What the world eats and wastes

As the 2013 Archibull Prize starts to roll out in 40 school across Queensland, NSW and the ACT we are putting the final touches on the 2013 curriculum with it currently being scrutinised by our primary and secondary teacher panel.

One of the questions we ask the students is about waste and why is there so much. We ask them to write a blog about how food wastage occurs, discuss poor food purchasing choices and suggest sustainable strategies to reduce wastage.

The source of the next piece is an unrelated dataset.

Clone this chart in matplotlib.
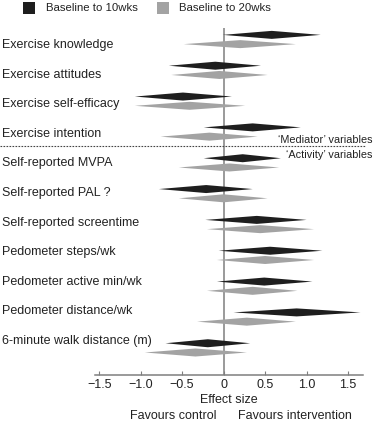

If Eisenstein is right then this is a very important topic for discussion

Half the world wastes enough food to feel the other half

This fascinating book the ‘Hungry Planet: What the World Eats’ by Peter Menzel and Faith D’Aluision is an inspired idea, to better understand the human diet and explore what culturally diverse families eat for a week.

Hungry-Planet

The photographs in the book feature pictures of families from different countries at their dining tables with a week’s worth of food purchases. You can find all the images here. We soon learn that diet is determined by different things in first and third world countries.

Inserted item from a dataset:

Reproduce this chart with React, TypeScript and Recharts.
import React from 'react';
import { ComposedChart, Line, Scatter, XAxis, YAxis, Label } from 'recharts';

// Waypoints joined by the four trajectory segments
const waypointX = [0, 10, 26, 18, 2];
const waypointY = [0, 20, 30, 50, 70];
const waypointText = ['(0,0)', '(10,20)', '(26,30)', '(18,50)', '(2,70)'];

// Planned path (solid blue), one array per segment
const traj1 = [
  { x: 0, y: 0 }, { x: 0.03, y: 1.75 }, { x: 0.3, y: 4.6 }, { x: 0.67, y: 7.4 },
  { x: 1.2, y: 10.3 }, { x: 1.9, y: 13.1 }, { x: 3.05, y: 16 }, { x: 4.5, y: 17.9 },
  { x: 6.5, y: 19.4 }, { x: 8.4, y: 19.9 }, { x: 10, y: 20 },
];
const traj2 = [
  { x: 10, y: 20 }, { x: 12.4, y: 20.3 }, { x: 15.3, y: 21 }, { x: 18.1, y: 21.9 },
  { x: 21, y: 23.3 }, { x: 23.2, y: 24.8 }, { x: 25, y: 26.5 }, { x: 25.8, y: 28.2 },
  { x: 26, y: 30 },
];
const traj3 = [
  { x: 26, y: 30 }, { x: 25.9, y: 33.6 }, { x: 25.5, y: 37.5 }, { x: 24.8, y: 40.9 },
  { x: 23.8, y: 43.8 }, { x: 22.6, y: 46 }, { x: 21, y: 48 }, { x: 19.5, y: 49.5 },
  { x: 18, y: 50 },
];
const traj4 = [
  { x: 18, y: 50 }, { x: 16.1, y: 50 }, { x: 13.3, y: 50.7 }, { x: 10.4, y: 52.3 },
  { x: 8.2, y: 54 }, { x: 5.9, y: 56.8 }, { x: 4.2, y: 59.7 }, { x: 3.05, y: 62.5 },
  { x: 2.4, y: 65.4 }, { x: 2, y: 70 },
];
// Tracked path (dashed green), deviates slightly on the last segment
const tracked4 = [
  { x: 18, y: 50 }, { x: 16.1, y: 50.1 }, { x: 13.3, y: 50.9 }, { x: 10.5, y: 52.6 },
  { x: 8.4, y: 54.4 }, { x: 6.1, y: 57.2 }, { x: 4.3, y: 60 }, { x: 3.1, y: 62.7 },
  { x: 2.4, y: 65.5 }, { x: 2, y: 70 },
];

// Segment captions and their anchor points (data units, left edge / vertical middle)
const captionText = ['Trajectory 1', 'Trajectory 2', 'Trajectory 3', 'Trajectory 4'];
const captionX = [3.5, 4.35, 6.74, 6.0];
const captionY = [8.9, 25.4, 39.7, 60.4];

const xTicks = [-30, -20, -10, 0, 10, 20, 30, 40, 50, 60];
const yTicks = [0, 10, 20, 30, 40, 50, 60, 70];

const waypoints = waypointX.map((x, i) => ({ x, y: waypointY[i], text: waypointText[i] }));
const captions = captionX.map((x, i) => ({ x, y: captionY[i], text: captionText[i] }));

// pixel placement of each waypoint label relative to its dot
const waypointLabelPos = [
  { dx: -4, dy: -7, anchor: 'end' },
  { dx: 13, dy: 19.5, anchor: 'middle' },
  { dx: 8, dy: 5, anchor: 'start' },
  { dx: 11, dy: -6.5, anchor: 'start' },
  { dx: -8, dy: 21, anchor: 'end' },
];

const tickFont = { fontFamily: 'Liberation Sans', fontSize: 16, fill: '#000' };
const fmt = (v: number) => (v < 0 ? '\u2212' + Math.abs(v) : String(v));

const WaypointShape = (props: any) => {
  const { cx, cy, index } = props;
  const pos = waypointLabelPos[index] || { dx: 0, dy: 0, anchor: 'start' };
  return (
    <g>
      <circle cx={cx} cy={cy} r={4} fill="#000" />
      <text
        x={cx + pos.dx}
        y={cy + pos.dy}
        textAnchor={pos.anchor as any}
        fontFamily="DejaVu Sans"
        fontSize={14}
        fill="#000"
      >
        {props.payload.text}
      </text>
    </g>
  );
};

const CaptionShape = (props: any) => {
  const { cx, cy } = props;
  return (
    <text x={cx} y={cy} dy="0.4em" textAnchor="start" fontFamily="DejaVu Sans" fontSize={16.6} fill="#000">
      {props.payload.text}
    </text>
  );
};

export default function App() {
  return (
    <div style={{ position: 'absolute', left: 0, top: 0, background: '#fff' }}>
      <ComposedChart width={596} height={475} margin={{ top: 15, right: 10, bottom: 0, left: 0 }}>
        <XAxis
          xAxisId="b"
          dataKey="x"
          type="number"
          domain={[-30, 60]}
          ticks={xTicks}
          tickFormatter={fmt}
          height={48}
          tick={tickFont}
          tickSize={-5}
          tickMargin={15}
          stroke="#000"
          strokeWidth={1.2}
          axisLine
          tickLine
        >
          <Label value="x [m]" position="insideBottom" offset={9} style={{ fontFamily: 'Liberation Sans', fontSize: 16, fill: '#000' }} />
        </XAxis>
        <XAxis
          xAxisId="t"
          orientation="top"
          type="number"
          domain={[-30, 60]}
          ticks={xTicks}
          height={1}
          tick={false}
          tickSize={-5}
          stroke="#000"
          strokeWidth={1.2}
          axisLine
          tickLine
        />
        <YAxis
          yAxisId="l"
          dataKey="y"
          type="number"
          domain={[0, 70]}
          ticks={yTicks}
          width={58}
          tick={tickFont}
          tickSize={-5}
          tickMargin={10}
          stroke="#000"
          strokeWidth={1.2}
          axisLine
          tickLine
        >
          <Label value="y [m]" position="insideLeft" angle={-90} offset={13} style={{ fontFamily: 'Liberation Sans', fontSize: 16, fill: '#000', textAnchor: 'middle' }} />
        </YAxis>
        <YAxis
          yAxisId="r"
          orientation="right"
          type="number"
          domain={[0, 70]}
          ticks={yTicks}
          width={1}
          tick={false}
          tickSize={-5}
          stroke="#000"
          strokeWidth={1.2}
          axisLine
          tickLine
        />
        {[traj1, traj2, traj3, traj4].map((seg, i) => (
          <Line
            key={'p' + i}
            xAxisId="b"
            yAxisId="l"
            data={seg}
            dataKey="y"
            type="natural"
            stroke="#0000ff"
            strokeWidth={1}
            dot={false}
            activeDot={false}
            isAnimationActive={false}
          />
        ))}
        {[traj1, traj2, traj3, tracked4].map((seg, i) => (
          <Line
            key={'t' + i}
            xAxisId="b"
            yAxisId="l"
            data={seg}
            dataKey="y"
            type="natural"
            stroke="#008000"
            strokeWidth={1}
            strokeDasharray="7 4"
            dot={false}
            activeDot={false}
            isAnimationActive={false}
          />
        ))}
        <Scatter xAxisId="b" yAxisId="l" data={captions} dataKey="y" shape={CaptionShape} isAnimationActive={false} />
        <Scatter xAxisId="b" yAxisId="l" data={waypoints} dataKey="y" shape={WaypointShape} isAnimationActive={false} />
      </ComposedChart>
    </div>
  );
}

Fascinatedly for me from the picture it would appear first world problems in Australia would include things like just how many bottles of 2 litre soft drinks can you fit into a plastic shopping bag before it breaks. No idea how they carry all that water. This must be a family that eats together and shops together.  For my dairy farm its a bit of a worry their bottled water consumption seems to leave their milk consumption for dead. However I imagine the egg and livestock industry would be pleased to see this table. Not sure if this Aussie family is getting their five serves of fruit and veg per day though. What I do know is my grocery list looks nothing like this yet my health is nothing to skite about either.

Australia

Interestingly soft drinks and how to get them home in one piece without spraining your back would appear to be an even bigger problem in Mexico but it would appear they are getting their five serves of fruit and veg per day

Mexico

In Britain which appears to be supporting the wealth of the confectionary giants a common topic of concern would be “does chocolate really cause acne”?

Britain

Enough of the flippancy. This picture of a family in Chad is very sobering

Chad

This image below outs the US and Iceland as the countries with the biggest wasters in the world. I wasn’t game to do the sums on OZ and covert the metrics to whatever prehistoric system the measure ‘pounds’ come from. Com’on pounds, shillings and pence or was that pounds and ounces went out of fashion when I was six.  According to this article the average Australian wastes 200kg of food a year (see footnote)

World_Waste

I look forward to hearing what next gen has to say on the topic of waste and wise food choices because my generation doesn’t seem to have any answers to this very wicked wicked problem

Footnote-

The average Australian wastes 200kg of food a year – yet two million of us also go hungry. Why?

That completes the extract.